Stochastic optimization of energy systems configuration for nearly-zero energy buildings considering load uncertainties

Abstract

The energy systems configuration in nearly-zero energy buildings (NZEBs) has traditionally been optimized under deterministic conditions. However, building energy load often exhibiteds uncertainties in practice, influenced by factors such as occupant behavior and weather conditions. These uncertainties may lead to suboptimal solutions of capacity configuration or failure in achieving building design targets. This study introduces an stochastic optimization method for energy systems configuration that accounts for load uncertainties. The process begins with the characterization of uncertain parameters, followed by the construction of a scenario set, and concludes with the multi-objective optimization within a 70%–90% load guarantee. The NSGA-II, coupled with entropy weight-TOPSIS method, was utilized to formulate and solve the multi-objective optimization problem.

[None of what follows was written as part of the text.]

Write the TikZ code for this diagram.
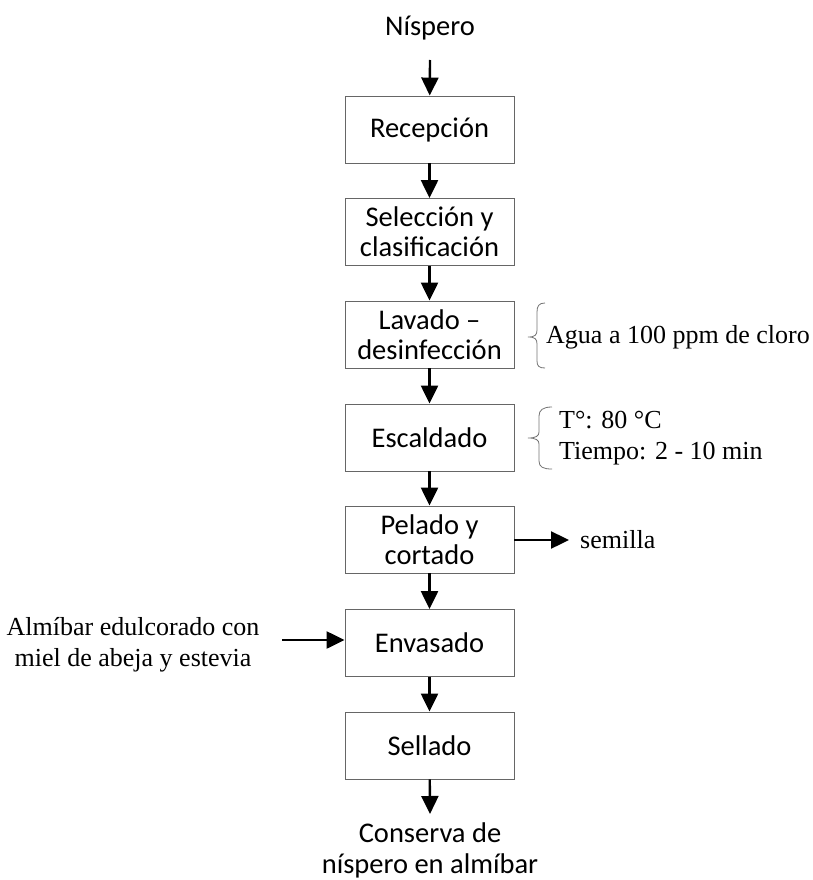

This approach was then compared with results obtained under deterministic and robust conditions based on load guarantee rate, cost, and carbon emissions. The results show that the most optimal solution was obtained by the stochastic optimization with a load guarantee rate of 90%, which decreases equipment investment by 58.61% and carbon emissions by 15.8 %, and increases load guarantee rate by 133.69% compared to the initial design. These results underscore the significant effectiveness of incorporating load uncertainties in designing robust and flexible energy systems in NZEBs.